Hong Kong cinema’s golden age is long dead, and it’s up to the city to decide the new normal.

This was the brutal truth conveyed by two prominent Hong Kong film critics at a seminar about the past two decades of post-handover Hong Kong cinema, organized by the Hong Kong International Film Festival.

Lam Kam-po covered the business side of history, pointing out that Hong Kong cinema was practically drawing its last breaths in the final years of the 1990s. Only two or three companies held up the entire Hong Kong film industry as the number of productions dropped to a new low.

However, things turned for the better in 2003, when the Chinese and Hong Kong governments signed the Closer Economic Partnership Agreement, which included a term that allowed Hong Kong co-productions to bypass foreign film quotas and enter the Chinese market as local films. This opened up the path for Hong Kong filmmakers to find work in China, whose commercial film industry was only in early stages of development at the time.
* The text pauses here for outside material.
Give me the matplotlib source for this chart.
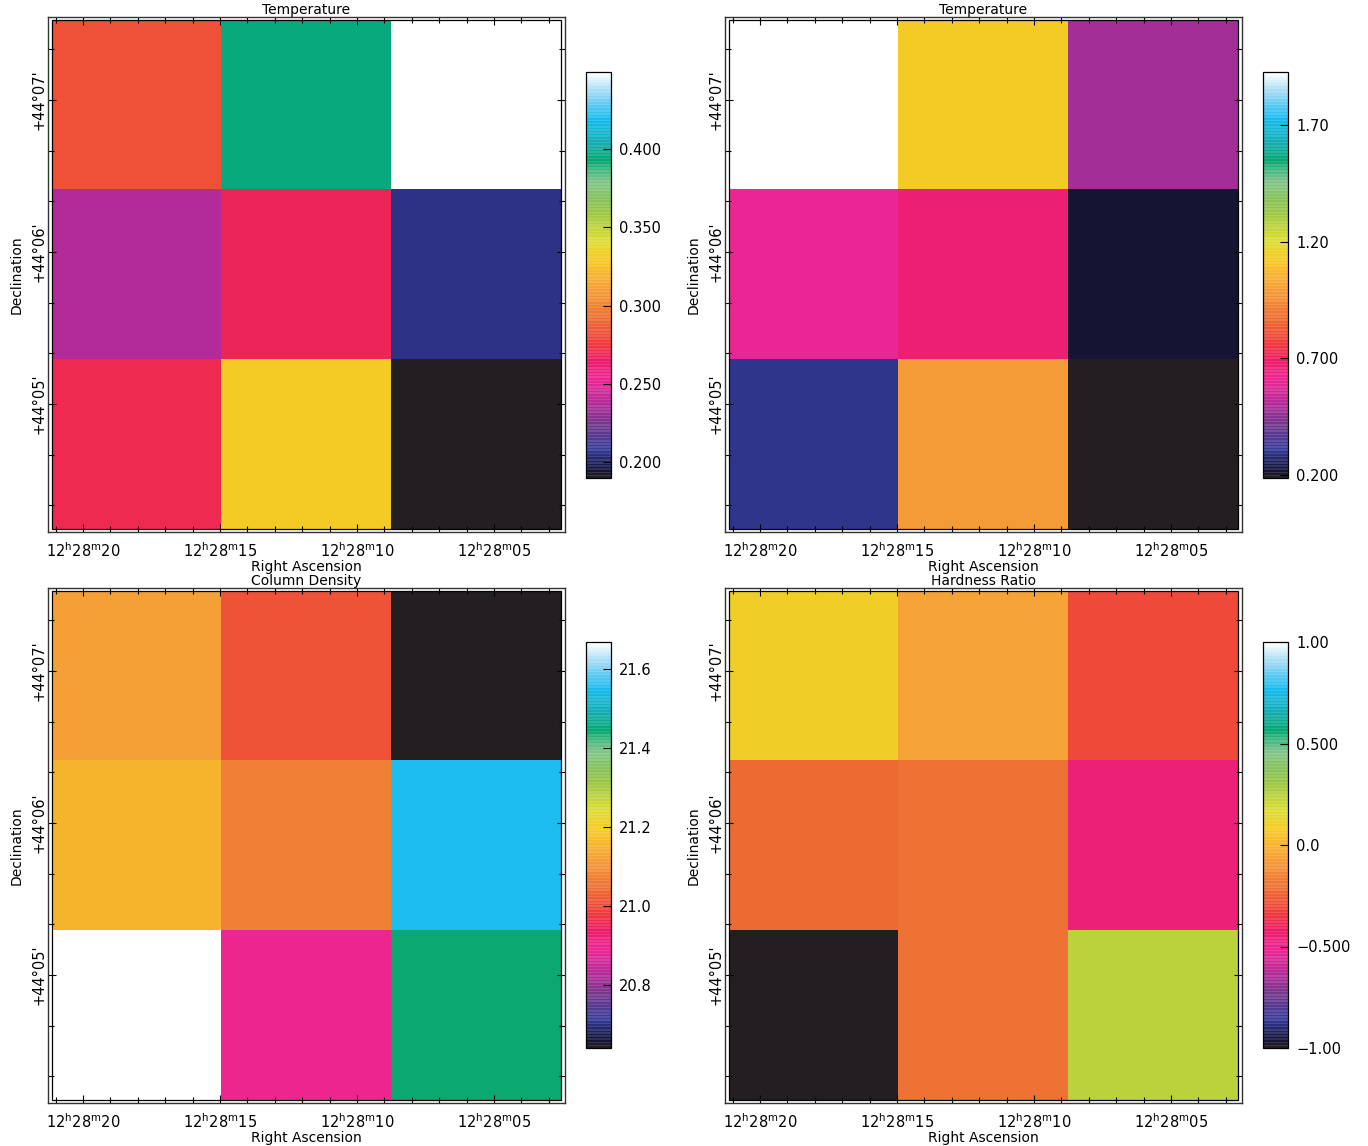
import numpy as np
import matplotlib
matplotlib.use("Agg")
import matplotlib.pyplot as plt
from matplotlib.colors import LinearSegmentedColormap, ListedColormap, Normalize
from matplotlib.patches import Rectangle
from matplotlib.cm import ScalarMappable
from matplotlib.ticker import FixedLocator, MultipleLocator

plt.rcParams['font.family'] = ['DejaVu Sans']
plt.rcParams['mathtext.fontset'] = 'dejavusans'

# ---- map values (3x3 grid, rows top to bottom, columns east to west) ----
temperature_a = [[0.283, 0.395, 0.449],
                 [0.237, 0.268, 0.206],
                 [0.270, 0.330, 0.190]]
temperature_b = [[1.927, 1.127, 0.483],
                 [0.605, 0.665, 0.215],
                 [0.300, 0.987, 0.187]]
column_density = [[21.12, 21.01, 20.64],
                  [21.155, 21.07, 21.555],
                  [21.668, 20.897, 21.44]]
hardness_ratio = [[0.10, -0.06, -0.30],
                  [-0.22, -0.20, -0.46],
                  [-1.00, -0.20, 0.24]]

titles = ["Temperature", "Temperature", "Column Density", "Hardness Ratio"]
value_ranges = [(0.190, 0.449), (0.187, 1.927), (20.64, 21.668), (-1.0, 1.0)]
cbar_ticks = [[0.20, 0.25, 0.30, 0.35, 0.40],
              [0.20, 0.70, 1.20, 1.70],
              [20.8, 21.0, 21.2, 21.4, 21.6],
              [-1.0, -0.5, 0.0, 0.5, 1.0]]
cbar_labels = [["0.200", "0.250", "0.300", "0.350", "0.400"],
               ["0.200", "0.700", "1.20", "1.70"],
               ["20.8", "21.0", "21.2", "21.4", "21.6"],
               ["\u22121.00", "\u22120.500", "0.0", "0.500", "1.00"]]

# sky coordinates: RA seconds past 12h28m, Dec arcmin past +44deg
ra_ticks = [20, 15, 10, 5]
ra_labels = [r"12$^{\rm h}$28$^{\rm m}$20", r"12$^{\rm h}$28$^{\rm m}$15",
             r"12$^{\rm h}$28$^{\rm m}$10", r"12$^{\rm h}$28$^{\rm m}$05"]
dec_ticks = [5, 6, 7]
dec_labels = ["+44\u00b005'", "+44\u00b006'", "+44\u00b007'"]
ra_extent = (21.13, 2.56)
dec_extent = (4.178, 7.526)
ra_view = (21.28, 2.41)
dec_view = (4.158, 7.546)

# colour table: black - blue - purple - magenta - red - orange - yellow - green - cyan - white
anchors = [
    (0.000, (0.14, 0.12, 0.13)),
    (0.020, (0.07, 0.07, 0.22)),
    (0.069, (0.21, 0.23, 0.60)),
    (0.130, (0.45, 0.22, 0.55)),
    (0.180, (0.70, 0.17, 0.60)),
    (0.241, (0.93, 0.15, 0.58)),
    (0.291, (0.93, 0.11, 0.40)),
    (0.328, (0.94, 0.22, 0.24)),
    (0.389, (0.93, 0.42, 0.20)),
    (0.463, (0.96, 0.62, 0.22)),
    (0.537, (0.97, 0.79, 0.14)),
    (0.586, (0.86, 0.87, 0.20)),
    (0.672, (0.55, 0.76, 0.30)),
    (0.734, (0.50, 0.77, 0.55)),
    (0.783, (0.02, 0.66, 0.44)),
    (0.833, (0.08, 0.68, 0.72)),
    (0.887, (0.09, 0.74, 0.94)),
    (0.943, (0.55, 0.83, 0.95)),
    (1.000, (1.00, 1.00, 1.00)),
]
cmap = LinearSegmentedColormap.from_list("temp_table", anchors, N=256)

# finely banded version for the colour bars
band_rgba = cmap(np.linspace(0, 1, 256))
band_rgba[1::2, :3] = band_rgba[1::2, :3] * 0.88 + 0.12
band_cmap = ListedColormap(band_rgba)

fig = plt.figure(figsize=(13.68, 11.46), dpi=100)
W, H = 1368.0, 1146.0

panels = [
    (temperature_a, 48, 17, 586, 72),
    (temperature_b, 725, 17, 1263, 72),
    (column_density, 48, 588, 586, 642),
    (hardness_ratio, 725, 588, 1263, 642),
]

for i, (vals, x0, y0, cx, cy) in enumerate(panels):
    ax = fig.add_axes([x0 / W, 1 - (y0 + 515) / H, 517 / W, 515 / H])
    vmin, vmax = value_ranges[i]
    norm = Normalize(vmin=vmin, vmax=vmax)
    ax.imshow(np.array(vals), cmap=cmap, norm=norm, origin="upper",
              extent=[ra_extent[0], ra_extent[1], dec_extent[0], dec_extent[1]],
              aspect="auto", interpolation="nearest")
    ax.add_patch(Rectangle((ra_extent[1], dec_extent[0]),
                           ra_extent[0] - ra_extent[1], dec_extent[1] - dec_extent[0],
                           fill=False, edgecolor="black", lw=0.9, zorder=3))
    ax.set_xlim(*ra_view)
    ax.set_ylim(*dec_view)

    ax.xaxis.set_major_locator(FixedLocator(ra_ticks))
    ax.xaxis.set_minor_locator(MultipleLocator(1))
    ax.set_xticklabels(ra_labels)
    ax.yaxis.set_major_locator(FixedLocator(dec_ticks))
    ax.yaxis.set_minor_locator(MultipleLocator(1 / 3))
    ax.set_yticklabels(dec_labels)
    ax.tick_params(which="both", direction="in", top=True, right=True,
                   color="black", width=0.8)
    ax.tick_params(which="major", length=6)
    ax.tick_params(which="minor", length=4)
    ax.tick_params(axis="x", labelsize=10.5, pad=7)
    ax.tick_params(axis="y", labelsize=10.5, pad=1)
    plt.setp(ax.get_yticklabels(), rotation=90, va="center")
    for s in ax.spines.values():
        s.set_linewidth(1.0)
        s.set_color("#333333")

    ax.set_title(titles[i], fontsize=10, pad=1.5)
    ax.set_xlabel("Right Ascension", fontsize=10, labelpad=0)
    ax.set_ylabel("Declination", fontsize=10, labelpad=6)

    cax = fig.add_axes([cx / W, 1 - (cy + 406) / H, 25 / W, 406 / H])
    sm = ScalarMappable(norm=norm, cmap=band_cmap)
    cb = fig.colorbar(sm, cax=cax)
    cb.set_ticks(cbar_ticks[i])
    cb.set_ticklabels(cbar_labels[i])
    cb.ax.tick_params(direction="in", length=6, width=0.8, labelsize=10.5, pad=6)
    cb.outline.set_linewidth(0.9)

fig.savefig("out.png", dpi=100)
Despite co-productions giving Hong Kong directors a chance to work with budgets they’ve only dreamt of before, it hasn’t entirely helped the local film industry. To this day, local films make up only about 18-20% of total box office revenue in Hong Kong, despite a small uptick in local productions in 2016. Hong Kong audiences continue to complain that co-productions have diluted Hong Kong cinema due to filmmakers’ need to pass censorship and appease mainland Chinese audiences.

Meanwhile, Long Tin Shum took up the critical portion of the seminar, explaining that the Hong Kong cinema has evolved into a “cinema of the losers” in the past two decades.

Shum used several films from the festival’s Paradigm Shift post-handover retrospective as examples.

During the golden age in the 80’s and 90’s, Hong Kong films carried a “never lose” spirit, as evident in martial art films and stars of an older generation, represented by the likes of Jackie Chan and Sammo Hung. However, as political realities began to set in over the years, filmmakers seemed to be telling stories of people who are forced to admit defeat.

In Peter Chan’s The Warlords (投名狀), Jet Li’s character represented the typical Hong Konger working in mainland China – always adaptable to changing circumstances and refusing to go down by any means necessary. However, that shifted later in Derek Kwok and Clement Chang’s Gallants (打擂台), which presented characters who lose, but bask in the glory of having fought the good fight in the first place. In that sense, even defeat comes with a sense of hope.

Even that optimism has disappeared in recent years, as evident in Trivisa (樹大招風). The crime drama presents the downfall of three crime figures who were far past their glory days. Shum saw the characters as symbols for today’s Hong Kong – tragic heroes who would rather go down in a blaze of glory and lament that the past is better than the present rather than contemplate their own shortcomings.

Shum also brought up the point that the rise of the so-called “local market” – the idea of filmmakers making films purely for local Hong Kong audiences – didn’t happen until 2010. Lam added that Hong Kong has never been a film industry that could’ve been sustained purely through local box office due the city’s low population. Before the rise of the mainland China film market, Hong Kong films made a significant portion of their revenue from oversea markets like Taiwan and parts of southeast Asia.

Lam also pointed out Hong Kong made its way into the Chinese film market when it needed the production expertise and the funding of Hong Kong companies. Now that China has risen as a major filmmaking force that could sustain itself, Hong Kong film companies are gradually being left out of the equation, even as Hong Kong filmmakers continue to play an important part after years of growing pains in trying to adapt to making films in a new, unfamiliar environment.

Lam also implied that Hong Kong filmmakers are similar to British filmmakers who had no problem telling American stories in Hollywood, despite working out of their home environment.